__Work to do__. Write out the material again exactly, please, and omit the pictures.

__Data block__.
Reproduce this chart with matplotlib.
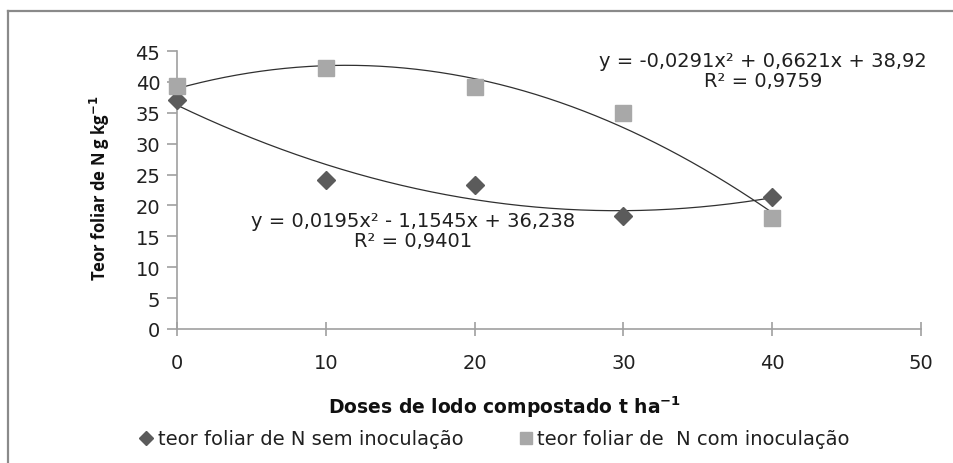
import matplotlib.pyplot as plt
import numpy as np
from matplotlib.lines import Line2D

plt.rcParams['font.family'] = ['DejaVu Sans']

# data
doses = [0, 10, 20, 30, 40]
sem_inoc = [37.0, 24.2, 23.3, 18.3, 21.3]
com_inoc = [39.3, 42.2, 39.1, 35.0, 18.0]

# trend line coefficients printed on the chart
coef_sem = [0.0195, -1.1545, 36.238]
coef_com = [-0.0291, 0.6621, 38.92]

eq_sem = "y = 0,0195x\u00b2 - 1,1545x + 36,238\nR\u00b2 = 0,9401"
eq_com = "y = -0,0291x\u00b2 + 0,6621x + 38,92\nR\u00b2 = 0,9759"

label_sem = "teor foliar de N sem inoculação"
label_com = "teor foliar de  N com inoculação"

dark = '#5b5b5b'
light = '#a8a8a8'
axis_col = '#a0a0a0'
txt = '#202020'
fs = 14

fig = plt.figure(figsize=(9.54, 4.64), dpi=100)
ax = fig.add_axes([0.1855, 0.2888, 0.7799, 0.5991])

# trend lines
xs = np.linspace(0, 40, 200)
ax.plot(xs, np.polyval(coef_com, xs), color='#303030', lw=0.9, zorder=2)
ax.plot(xs, np.polyval(coef_sem, xs), color='#303030', lw=0.9, zorder=2)

# markers
ax.plot(doses, sem_inoc, ls='none', marker='D', ms=9.5, color=dark, mec=dark, zorder=3,
        clip_on=False)
ax.plot(doses, com_inoc, ls='none', marker='s', ms=11, color=light, mec=light, zorder=3,
        clip_on=False)

ax.set_xlim(0, 50)
ax.set_ylim(0, 45)
ax.set_xticks(np.arange(0, 51, 10))
ax.set_yticks(np.arange(0, 46, 5))

for s in ['top', 'right']:
    ax.spines[s].set_visible(False)
for s in ['left', 'bottom']:
    ax.spines[s].set_color(axis_col)
    ax.spines[s].set_linewidth(1.2)

ax.tick_params(axis='y', direction='out', length=7, width=1.2, color=axis_col,
               labelsize=fs, pad=5, labelcolor=txt)
ax.tick_params(axis='x', direction='inout', length=10, width=1.2, color=axis_col,
               labelsize=fs, pad=12, labelcolor=txt)

# equation labels
ax.text(0.317, 0.354, eq_sem, transform=ax.transAxes, ha='center', va='center',
        fontsize=fs, color=txt, linespacing=1.1)
ax.text(0.788, 0.93, eq_com, transform=ax.transAxes, ha='center', va='center',
        fontsize=fs, color=txt, linespacing=1.1)

# axis titles
fig.text(0.105, 0.595, "Teor foliar de N g kg$^{\\mathbf{-1}}$", rotation=90,
         ha='center', va='center', fontsize=12, fontweight='bold', color='#101010',
         family='Open Sans')
fig.text(0.529, 0.123, "Doses de lodo compostado t ha$^{\\mathbf{-1}}$",
         ha='center', va='center', fontsize=13.5, fontweight='bold', color='#101010')

# legend
handles = [Line2D([], [], ls='none', marker='D', ms=7, color=dark),
           Line2D([], [], ls='none', marker='s', ms=9, color=light)]
fig.legend(handles, [label_sem, label_com], loc='center', bbox_to_anchor=(0.517, 0.052),
           ncol=2, frameon=False, fontsize=fs, handletextpad=0.1, columnspacing=2.7,
           handlelength=1.0, labelcolor=txt)

# outer frame (top and left only visible)
fig.add_artist(Line2D([8 / 954, 1], [1 - 12 / 464, 1 - 12 / 464], color='#8a8a8a', lw=1.6,
                      transform=fig.transFigure))
fig.add_artist(Line2D([8 / 954, 8 / 954], [0, 1 - 12 / 464], color='#8a8a8a', lw=1.6,
                      transform=fig.transFigure))

fig.savefig('out.png', dpi=100, facecolor='white')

__Written answer__.
Reproduce this chart with matplotlib.
import matplotlib.pyplot as plt
import numpy as np
from matplotlib.lines import Line2D

plt.rcParams['font.family'] = ['DejaVu Sans']

# data
doses = [0, 10, 20, 30, 40]
sem_inoc = [37.0, 24.2, 23.3, 18.3, 21.3]
com_inoc = [39.3, 42.2, 39.1, 35.0, 18.0]

# trend line coefficients printed on the chart
coef_sem = [0.0195, -1.1545, 36.238]
coef_com = [-0.0291, 0.6621, 38.92]

eq_sem = "y = 0,0195x\u00b2 - 1,1545x + 36,238\nR\u00b2 = 0,9401"
eq_com = "y = -0,0291x\u00b2 + 0,6621x + 38,92\nR\u00b2 = 0,9759"

label_sem = "teor foliar de N sem inoculação"
label_com = "teor foliar de  N com inoculação"

dark = '#5b5b5b'
light = '#a8a8a8'
axis_col = '#a0a0a0'
txt = '#202020'
fs = 14

fig = plt.figure(figsize=(9.54, 4.64), dpi=100)
ax = fig.add_axes([0.1855, 0.2888, 0.7799, 0.5991])

# trend lines
xs = np.linspace(0, 40, 200)
ax.plot(xs, np.polyval(coef_com, xs), color='#303030', lw=0.9, zorder=2)
ax.plot(xs, np.polyval(coef_sem, xs), color='#303030', lw=0.9, zorder=2)

# markers
ax.plot(doses, sem_inoc, ls='none', marker='D', ms=9.5, color=dark, mec=dark, zorder=3,
        clip_on=False)
ax.plot(doses, com_inoc, ls='none', marker='s', ms=11, color=light, mec=light, zorder=3,
        clip_on=False)

ax.set_xlim(0, 50)
ax.set_ylim(0, 45)
ax.set_xticks(np.arange(0, 51, 10))
ax.set_yticks(np.arange(0, 46, 5))

for s in ['top', 'right']:
    ax.spines[s].set_visible(False)
for s in ['left', 'bottom']:
    ax.spines[s].set_color(axis_col)
    ax.spines[s].set_linewidth(1.2)

ax.tick_params(axis='y', direction='out', length=7, width=1.2, color=axis_col,
               labelsize=fs, pad=5, labelcolor=txt)
ax.tick_params(axis='x', direction='inout', length=10, width=1.2, color=axis_col,
               labelsize=fs, pad=12, labelcolor=txt)

# equation labels
ax.text(0.317, 0.354, eq_sem, transform=ax.transAxes, ha='center', va='center',
        fontsize=fs, color=txt, linespacing=1.1)
ax.text(0.788, 0.93, eq_com, transform=ax.transAxes, ha='center', va='center',
        fontsize=fs, color=txt, linespacing=1.1)

# axis titles
fig.text(0.105, 0.595, "Teor foliar de N g kg$^{\\mathbf{-1}}$", rotation=90,
         ha='center', va='center', fontsize=12, fontweight='bold', color='#101010',
         family='Open Sans')
fig.text(0.529, 0.123, "Doses de lodo compostado t ha$^{\\mathbf{-1}}$",
         ha='center', va='center', fontsize=13.5, fontweight='bold', color='#101010')

# legend
handles = [Line2D([], [], ls='none', marker='D', ms=7, color=dark),
           Line2D([], [], ls='none', marker='s', ms=9, color=light)]
fig.legend(handles, [label_sem, label_com], loc='center', bbox_to_anchor=(0.517, 0.052),
           ncol=2, frameon=False, fontsize=fs, handletextpad=0.1, columnspacing=2.7,
           handlelength=1.0, labelcolor=txt)

# outer frame (top and left only visible)
fig.add_artist(Line2D([8 / 954, 1], [1 - 12 / 464, 1 - 12 / 464], color='#8a8a8a', lw=1.6,
                      transform=fig.transFigure))
fig.add_artist(Line2D([8 / 954, 8 / 954], [0, 1 - 12 / 464], color='#8a8a8a', lw=1.6,
                      transform=fig.transFigure))

fig.savefig('out.png', dpi=100, facecolor='white')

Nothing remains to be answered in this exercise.